▶ _WHAT TO WORK ON_: Determine the number of lines containing the word "chart", and state that figure alone.

## START DATA LISTING

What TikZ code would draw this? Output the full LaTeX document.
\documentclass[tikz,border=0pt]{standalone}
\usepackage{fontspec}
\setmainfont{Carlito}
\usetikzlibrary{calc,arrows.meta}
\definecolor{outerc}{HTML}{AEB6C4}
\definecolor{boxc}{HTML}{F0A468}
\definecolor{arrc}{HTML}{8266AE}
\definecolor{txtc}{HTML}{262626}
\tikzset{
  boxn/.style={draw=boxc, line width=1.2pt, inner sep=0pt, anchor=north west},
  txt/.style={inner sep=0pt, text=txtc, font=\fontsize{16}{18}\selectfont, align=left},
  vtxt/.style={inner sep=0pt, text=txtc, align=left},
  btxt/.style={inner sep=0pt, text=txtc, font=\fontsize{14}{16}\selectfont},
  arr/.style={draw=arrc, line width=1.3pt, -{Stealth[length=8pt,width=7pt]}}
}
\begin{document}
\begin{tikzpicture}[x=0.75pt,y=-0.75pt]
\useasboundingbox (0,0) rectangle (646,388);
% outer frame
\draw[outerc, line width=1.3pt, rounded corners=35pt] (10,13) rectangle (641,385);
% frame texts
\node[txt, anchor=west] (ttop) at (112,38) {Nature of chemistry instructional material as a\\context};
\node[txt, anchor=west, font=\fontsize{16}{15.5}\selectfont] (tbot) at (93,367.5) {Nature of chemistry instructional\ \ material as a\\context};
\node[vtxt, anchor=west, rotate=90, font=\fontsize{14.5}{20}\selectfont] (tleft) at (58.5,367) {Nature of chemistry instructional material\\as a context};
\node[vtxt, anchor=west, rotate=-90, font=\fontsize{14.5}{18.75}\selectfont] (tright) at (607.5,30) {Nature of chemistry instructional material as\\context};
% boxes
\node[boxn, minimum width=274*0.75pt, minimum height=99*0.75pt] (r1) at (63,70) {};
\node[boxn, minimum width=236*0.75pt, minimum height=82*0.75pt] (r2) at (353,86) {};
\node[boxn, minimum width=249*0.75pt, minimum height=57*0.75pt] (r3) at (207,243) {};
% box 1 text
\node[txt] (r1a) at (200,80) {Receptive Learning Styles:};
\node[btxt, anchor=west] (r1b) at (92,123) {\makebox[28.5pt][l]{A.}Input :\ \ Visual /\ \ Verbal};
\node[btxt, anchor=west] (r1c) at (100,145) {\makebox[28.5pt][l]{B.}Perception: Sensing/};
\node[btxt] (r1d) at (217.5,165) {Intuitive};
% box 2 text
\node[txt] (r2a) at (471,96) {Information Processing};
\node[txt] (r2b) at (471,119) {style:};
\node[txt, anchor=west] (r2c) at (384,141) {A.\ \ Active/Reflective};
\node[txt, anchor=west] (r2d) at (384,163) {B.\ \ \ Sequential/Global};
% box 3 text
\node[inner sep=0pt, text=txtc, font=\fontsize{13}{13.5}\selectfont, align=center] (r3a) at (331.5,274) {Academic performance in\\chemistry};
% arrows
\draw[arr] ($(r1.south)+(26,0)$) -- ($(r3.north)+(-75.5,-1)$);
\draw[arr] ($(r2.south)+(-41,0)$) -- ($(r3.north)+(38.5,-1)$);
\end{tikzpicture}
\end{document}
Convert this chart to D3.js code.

## END DATA LISTING
## START DATA LISTING

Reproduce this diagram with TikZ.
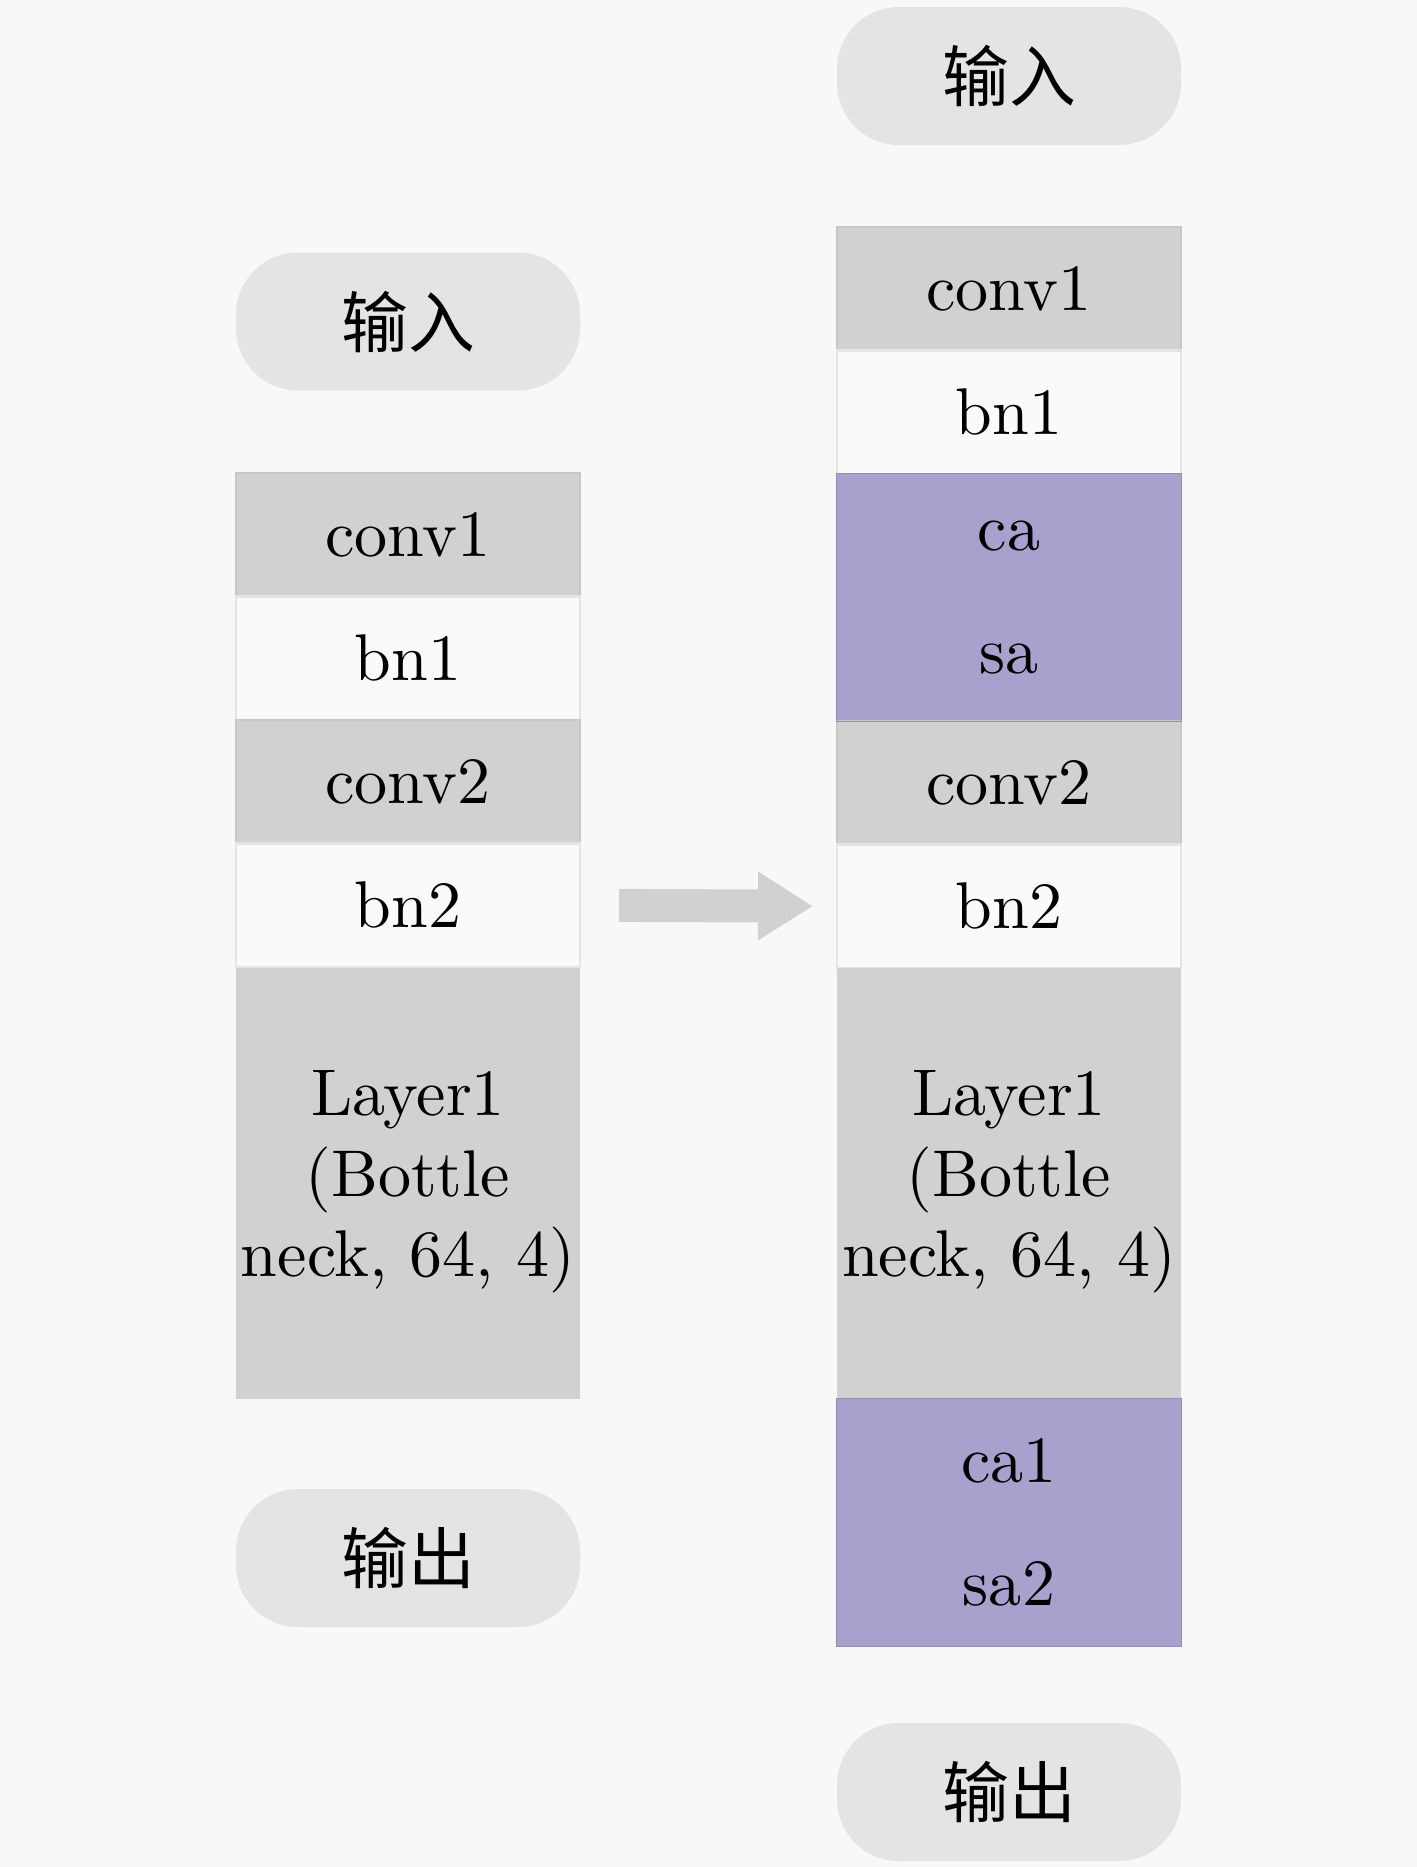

## END DATA LISTING
## START DATA LISTING

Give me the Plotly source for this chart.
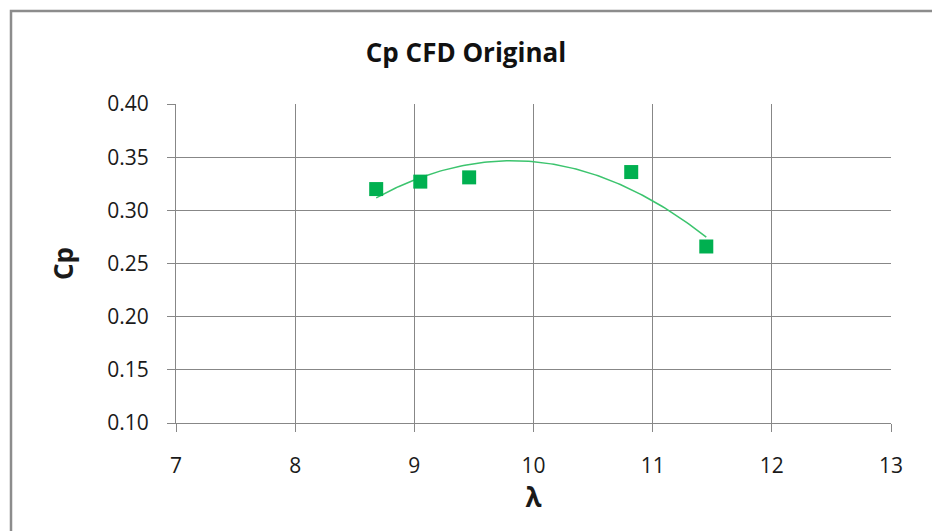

## END DATA LISTING

▶ _TASK RESULT_: 2